For U.S. hotels hoping to attract big-spending Chinese travelers, it may start with learning to say "Nin Hao" but it's also about knowing the lucky numbers, unlucky colors, and which carafes to order for the coffeemakers.
"We replaced the carafes so these guests could make tea each morning," Kathleen Duffy, Marriott International's Market Director of Public Relations/NYC, told CNBC. "And we brought in Terri Morrison, author of 'Kiss, Bow, or Shake Hands,' to give a course for managers to learn all the cultural things we need to be aware of."
From the days when its only Chinese visitors were high government officials, the Marquis had already assigned names (Royal, Pinnacle, etc.) to presidential suites on the 44th and 45th floors, because the number 4 is considered unlucky in Chinese culture.
But now that many more Chinese citizens are heading to the United States on business and leisure trips, Marriott International hotels, as well as Starwood, Hilton and many other lodging brands, are working harder to boost brand recognition and make the hotel visit a more important part of the Chinese tourist's visit.

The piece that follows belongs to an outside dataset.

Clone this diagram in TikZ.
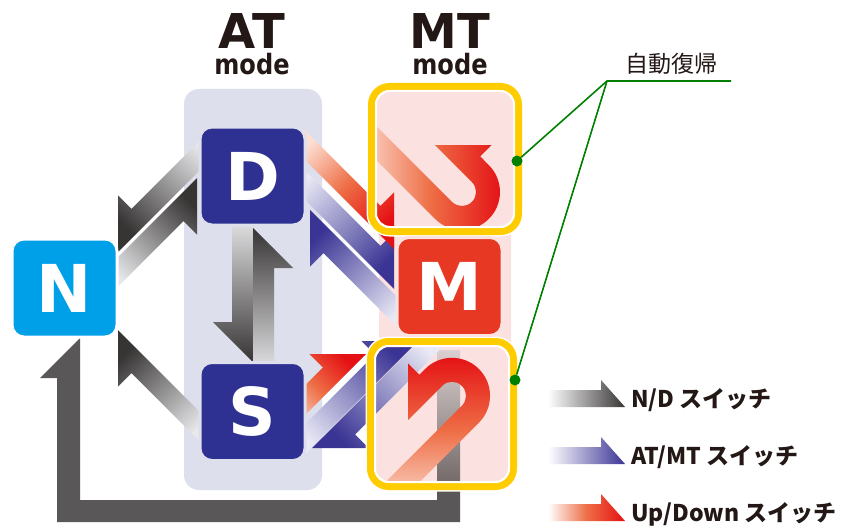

The target market is big – and getting bigger.
In 2013, an estimated 1.8 million Chinese tourists visited the United States. For 2014, the U.S. Department of Commerce's Office of Travel and Tourism Industries expects that number to rise by 21 percent, to more than 2.1 million, with increases of about 20 percent per year through 2018.
Los Angeles and New York City received the most Chinese tourists in 2012, according to the Department of Commerce. And in the New York region alone, Marriott has seen a 17 percent growth in 2013 over 2012 for the Chinese market, according to Robert Ambrozy, Marriott International Sales Director for the New York City region.
On an internal website for its associates, Marriott International provides tips and guidelines for properties to use to "customize, personalize and cater to the Chinese traveler."
The suggestions are separated into categories that include pre-arrival, food and beverage, guest amenities, concierge, and things to avoid, such as writing a guest's name in red ink – which signifies death in Chinese culture.